First Man reunites director Damien Chazelle and Ryan Gosling, who worked together two years ago on La La Land, in a different sort of movie, this time a serious biopic that deals with the biggest themes possible – life, death, and man’s search for meaning. Ostensibly a biography of Neil Armstrong from the death of his young daughter from cancer to his landing on the moon, First Man is much more a story of grief and coping, or not coping, and as a result less insightful as any sort of document of the man himself.
Gosling plays Armstrong, whom we first meet as an engineer and Navy pilot whose two-year-old daughter Karen is seriously ill with a brain tumor that will claim her life (via daughter) very early in the film, after which Armstrong shows the only real emotion he will display anywhere during the course of the movie. The story follows him through his entry into the space program, flight testing, and training, eventually to his selection for Apollo 11, but his path involves living through the deaths of at least five colleagues due to crashes and the cabin fire on the Apollo 1 craft, only furthering Armstrong’s turn inward with its constant reminder of Karen’s death. Armstrong also distances himself from his wife, Janet (Claire Foy), and two young sons, burying himself in work rather than risking further grief by getting too close to anyone else in his life.
First Man is extremely loud and incredibly close, to the point where the sound editing and cinematography, while perhaps accurate for the subject matter, make it hard to watch in several parts. The scenes aboard the various spacecraft involve a tremendous amount of shaking – not just showing us that the people on the ships are shaking, but shaking the camera so much that I repeatedly had to turn away from the screen, something I can’t remember ever doing for another film. The sound in those scenes where Armstrong is aboard any sort of ship is also mixed so that the background noise is amplified and it’s very hard to understand any of the communications between Armstrong (and any colleagues) and Mission Control; I eventually just gave up on understanding that dialogue, much of which involved technical chatter.
Gosling and Foy dominate the movie both in screen time and with their performances, with Gosling making Armstrong almost unknowable with his restrained portrayal, at times painful in his reticence and utter refusal to show emotion. There’s a pivotal scene where Janet forces him to talk to his two sons before he leaves for the Apollo 11 mission, knowing there was a good chance he wouldn’t return, and he can barely talk to the boys or even look at them; when one son asks if he might not come home, Armstrong responds as if he’s still in a press conference, with Gosling barely making eye contact and answering with a robotic tone and cadence. Foy gets to show a broader range of emotions, and her character develops some strength over the course of the film, enhanced by how her character is dressed and Foy’s own waifish appearance.

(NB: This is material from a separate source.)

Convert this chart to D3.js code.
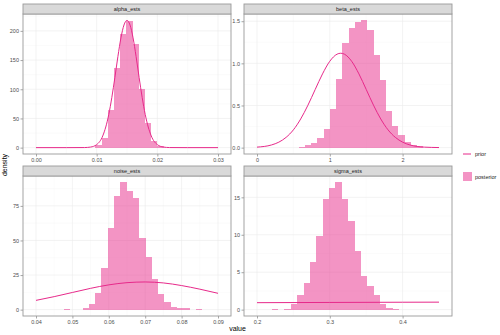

The movie has disappointed at the box office – much to the glee of alt-right trolls upset over the absence of a scene where the American flag is planted on the moon, which would be so out of place given the context of what Armstrong actually does after he lands – and I think one reason might be that the movie isn’t just a biopic. There is some celebration of space exploration here, and certainly some jingoism involved as the U.S. reached the moon before the Soviets could, but the larger theme in First Man is death and how we cope with it. The script’s premise is that Karen’s death changed Armstrong forever, leading him to create distance between himself and his family while driving him to take bigger risks at work, including accepting the riskiest mission in the history of the space program. (As a side note, I enjoyed watching Neil Armstrong, Buzz Aldrin, and The Pin flying to the moon.) Rather than fully explaining his character, though, the script instead shows a man unwilling to open up to anyone in his grief, and the damage that ultimately does to him, to his marriage, and to his relationships with his two surviving children. Perhaps audiences wanted to see more of a hero at the heart of the film – there are a few such moments, but it’s not the dominant tone – and were surprised to see a movie that is so somber and pensive about a topic just about nobody wants to spend any time considering. That theme, and that choice to go with that theme over a rah-rah space and ‘merica tone, makes First Man a stronger film even if it’s less commercially appealing.